Clarke, F., Dean, G., & Oliver, K. (2003). Corporate collapse: accounting, regulatory and ethical failure. Cambridge University Press.
Dakhelalla, R. F. (2014). The impact of corporate governance principles on board characteristics: an Australian study.
Dale, L., & Grey, K. M. (2005). Australian companies and Sarbanes-Oxley: Governance regulation in a parallel universe. Keeping Good Companies, 57(5), 284.
Del Brio, E. B., & Maia-Ramires, E. (2005). Corporate governance mechanisms and their impact on managerial value.
Jackling, B., & Johl, S. (2009). Board structure and firm performance: Evidence from India’s top companies. Corporate Governance: An International Review, 17(4), 492-509.

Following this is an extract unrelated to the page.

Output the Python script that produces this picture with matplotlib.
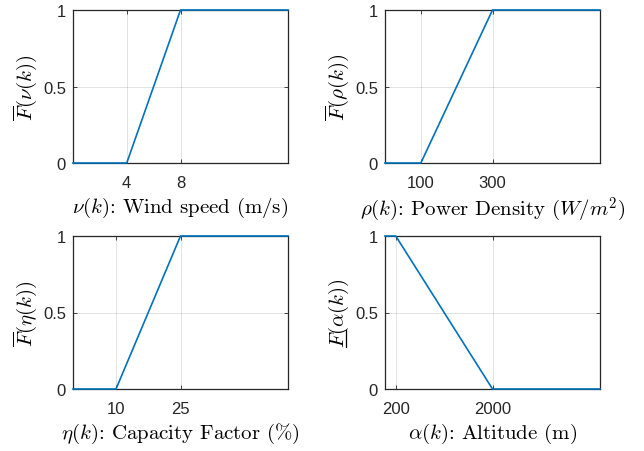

Jiangbo, X. U. HIH Insurance Limited: Corporate Governance and Corporate Excesses.
Mallin, C., Mullineux, A., & Wihlborg, C. (2005). The financial sector and corporate governance: the UK case. Corporate Governance: An International Review, 13(4), 532-541.
Monem, R. (2011). CEO quality, corporate governance, and CEO compensation.
Monem, R. (2011). The One. Tel collapse: lessons for corporate governance. Australian Accounting Review, 21(4), 340-351
Stapledon, G. (2006). 15 The development of corporate governance in Australia. Handbook on International Corporate Governance: Country Analyses, 170.
Swartz, M., & Watkins, S. (2003). Power failure: The inside story of the collapse of Enron. Crown Business.